Ensaio sobre o espelho – o mais humilde dos objetos

Platão tinha um ideia incomum. Dizia que existe uma projeção essencial perfeita de todas as coisas. Uma árvore que vemos nada mais seria que uma cópia imperfeita dessa projeção impalpável. Uma bola, um carro, um cachorro, tudo teria uma essência perfeita no que chamava de mundo das ideias.

Hoje, sabemos que o mundo materialista não suporta esse raciocínio, mas ele não deixa de fazer analogias corretas. Se eu te mando imaginar um tigre, você de fato imagina um tigre em sua síntese. O tamanho, a cor, as listras, a violência, são todas características inerentes ao tigre que qualquer um em perfeita saúde também citaria. O que é um tigre? Eis a resposta. A função do tigre? Eis a resposta. Cada qual, ao seu modo, tem todas as respostas. Se, ao invés de imaginar, eu te mostrar um tigre, mais detalhes você dará, detalhes presentes em todos os tigres - os vivos, os mortos, os desenhados, os das fábulas... Se porventura tens a coragem e força de Sansão, e se colocasse de frente e em tato com o bicho, pasmem, mais detalhes sobre o que compõe o felino será divulgado por sua pessoa! Platão não falava absurdos, no final das contas.

Eu seria infeliz se insistisse em listar outros exemplos. Hora da antítese. O leitor já experimentou olhar para um espelho? Não se precipite, me refiro ao espelho como um objeto nu e cru. Podemos descrever um espelho - diminuindo suas as molduras- com a facilidade que fazemos com o tigre? Evidente que não, precisa de um esforço. Um vidro plano com fundo com camadas negra e metálica seria umas resposta apropriada, mas espanta, como espanta à criança saber que o vidro advém da areia. Espanta porque, no momento que o espelho cumpre a função, não é ele quem interessa, mas nosso reflexo, de modo que se interessar pelo objeto é a última importância. Queremos é nos conhecer, nos ver e nos apreciar. Até os humildes! E, na sua hipnose, o espelho se torna o mais humilde dos objetos.
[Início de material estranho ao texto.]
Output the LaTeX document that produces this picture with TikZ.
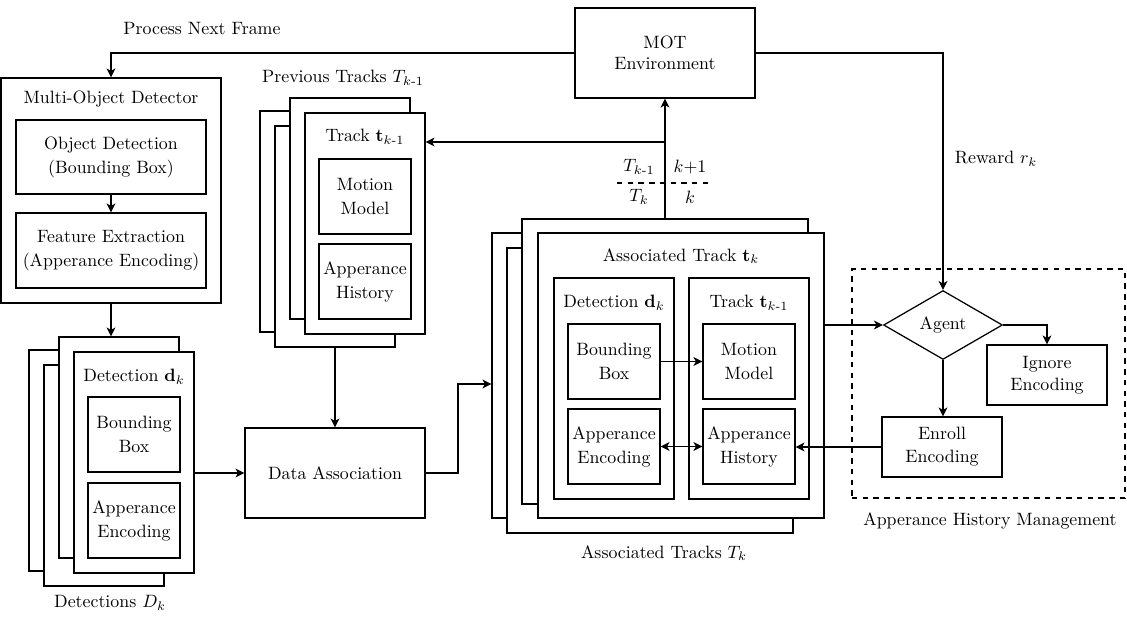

Nem entro na questão da vaidade, do egoísmo e dessas coisas que nos ensinam a evitar, mas na questão da consciência. O que nos hipnotiza no reflexo é a sede do auto-conhecimento, a curiosidade de ver o mundo por onde nunca vemos, por fora da nossa caixola. Em suma, ver você mesmo. O melhor dos espelhos não tem nenhum significado para um animal, pois, diferente de nós, o bicho não têm consciência de que se vê.

A função do espelho não é o reflexo, mas te dar a consciência de como você é e, muitas vezes, que você é. O reflexo é a ferramenta. O espelho é o bom servo, por isso humilde. Um espelho quebrado ainda é um espelho. Ele não se prende a uma moldura, ele existe na janela escura, em um carro limpo, nas águas do lago. Existiu antes do computador, antes do vidro, antes das placas de ferro. O espelho não é um propriamente um objeto, mas nasceu com o homem. Por isso é raridade no Mundo das Ideias.